Não tem como conversar com você e não falar do Buscapé de Cidade de Deus. Quando você foi chamado para fazer, tinha noção do que era? Eu nasci na Baixada Fluminense, perto de Nova Iguaçu, e, com quatro anos, fui para o Morro do Cantagalo morar com minha mãe. Ela falava que, depois da escola, eu tinha que ocupar minha cabeça com algo. Então, sempre procurava fazer um curso, o que tivesse disponível na comunidade. Fiz técnicos de artes cênicas, edição, câmera. Me inscrevi em uma oficina de interpretação, mas não sabia que era um teste. Para mim, era mais um curso. Quando me ligaram e disseram que havia passado na seleção, eu respondi: “Filme? Que filme?”. Tinha 18 anos, chamei minha mãe e perguntei o que ela achava, se era melhor ir para o Exército ou filmar. Ela deixou a escolha nas minhas mãos e fui.
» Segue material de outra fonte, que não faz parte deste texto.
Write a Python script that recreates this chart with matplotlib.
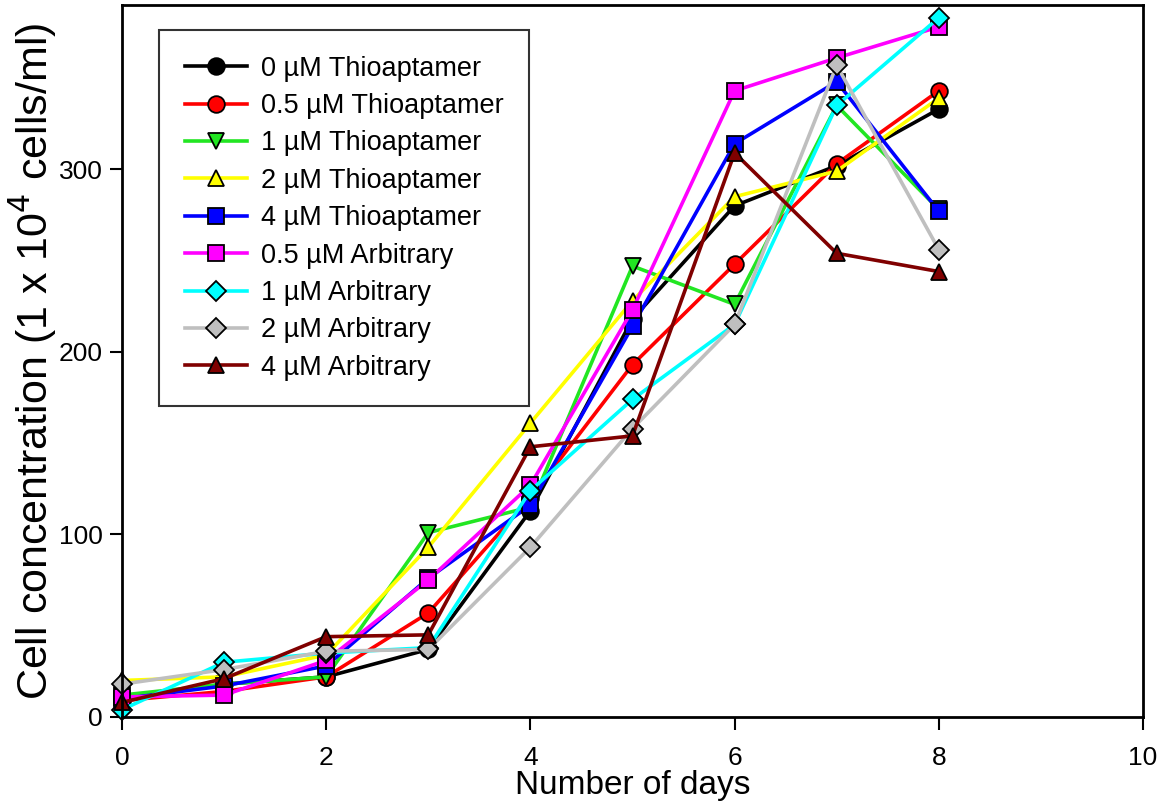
import numpy as np
import matplotlib
matplotlib.use('Agg')
import matplotlib.pyplot as plt

plt.rcParams['font.family'] = ['Liberation Sans', 'DejaVu Sans']

days = np.arange(0, 9)

thio_0 = [10, 18, 22, 37, 113, 218, 280, 302, 333]
thio_05 = [9, 14, 22, 57, 120, 193, 248, 303, 343]
thio_1 = [12, 18, 22, 101, 115, 247, 226, 335, 278]
thio_2 = [20, 22, 34, 93, 161, 228, 285, 299, 339]
thio_4 = [10, 17, 28, 76, 116, 214, 314, 348, 277]
arb_05 = [11, 12, 31, 75, 127, 223, 343, 361, 378]
arb_1 = [4, 30, 35, 38, 124, 174, 215, 335, 383]
arb_2 = [18, 26, 36, 37, 93, 158, 215, 357, 256]
arb_4 = [8, 21, 44, 45, 148, 154, 309, 254, 244]

labels = ['0 \u00b5M Thioaptamer', '0.5 \u00b5M Thioaptamer', '1 \u00b5M Thioaptamer',
          '2 \u00b5M Thioaptamer', '4 \u00b5M Thioaptamer', '0.5 \u00b5M Arbitrary',
          '1 \u00b5M Arbitrary', '2 \u00b5M Arbitrary', '4 \u00b5M Arbitrary']
series = [thio_0, thio_05, thio_1, thio_2, thio_4, arb_05, arb_1, arb_2, arb_4]
colors = ['#000000', '#ff0000', '#22e622', '#ffff00', '#0000ff',
          '#ff00ff', '#00ffff', '#bfbfbf', '#800000']
markers = ['o', 'o', 'v', '^', 's', 's', 'D', 'D', '^']
msizes = [12, 12, 12, 12, 11, 11, 10, 10, 12]

fig = plt.figure(figsize=(11.71, 8.11), dpi=100)
ax = fig.add_axes([122 / 1171, 1 - 717 / 811, (1143 - 122) / 1171, (717 - 5) / 811])

for y, lab, c, m, ms in zip(series, labels, colors, markers, msizes):
    ax.plot(days, y, color=c, marker=m, markersize=ms, markerfacecolor=c,
            markeredgecolor='black', markeredgewidth=1.3, linewidth=2.6,
            label=lab, clip_on=False)

ax.set_xlim(0, 10)
ax.set_ylim(0, 390)
ax.set_xticks([0, 2, 4, 6, 8, 10])
ax.set_yticks([0, 100, 200, 300])
ax.tick_params(direction='out', length=9, width=1.5, labelsize=19)
ax.tick_params(axis='x', pad=12)
ax.tick_params(axis='y', pad=5)
for s in ax.spines.values():
    s.set_linewidth(2)

ax.set_xlabel('Number of days', fontsize=24, labelpad=0)
ax.set_ylabel('Cell concentration (1 x 10$^4$ cells/ml)', fontsize=31, labelpad=0)

leg = ax.legend(loc='upper left', bbox_to_anchor=(159 / 1171, 1 - 30 / 811),
                bbox_transform=fig.transFigure, fontsize=19.5, frameon=True,
                fancybox=False, edgecolor='black', handlelength=2.3,
                handletextpad=0.5, labelspacing=0.42, borderpad=0.95,
                borderaxespad=0)
leg.get_frame().set_linewidth(1.5)

fig.savefig('out.png', dpi=100)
Como o sucesso mundial do filme mexeu com sua cabeça? Foi tudo muito rápido. Estava fazendo oficinas e, logo em seguida, já filmando. Assim que o filme foi lançado, já estava tirando passaporte, viajando o mundo, conhecendo cônsul, sheik árabe, presidentes. Foi surreal. Não teve deslumbramento, mas minha primeira viagem para Europa foi um baque. Fui para Paris, a cidade mais glamourosa que tem, andei de Mercedes, um choque. Conversava muito com minha mãe e com o Guti Fraga, um dos idealizadores do grupo Nós do Morro, no Vidigal, que formou os atores para o longa. Eles me trouxeram para realidade. Já pensou em voltar de um lugar onde o táxi é Mercedes e ir para sua casa onde cai água na sua cara quando chove? Claro que eu queria ficar lá, qualquer ser humano teria a mesma ideia. Mas voltei, fiz cursos e a primeira novela na Globo, Cabocla. De lá para cá, não parei mais de trabalhar.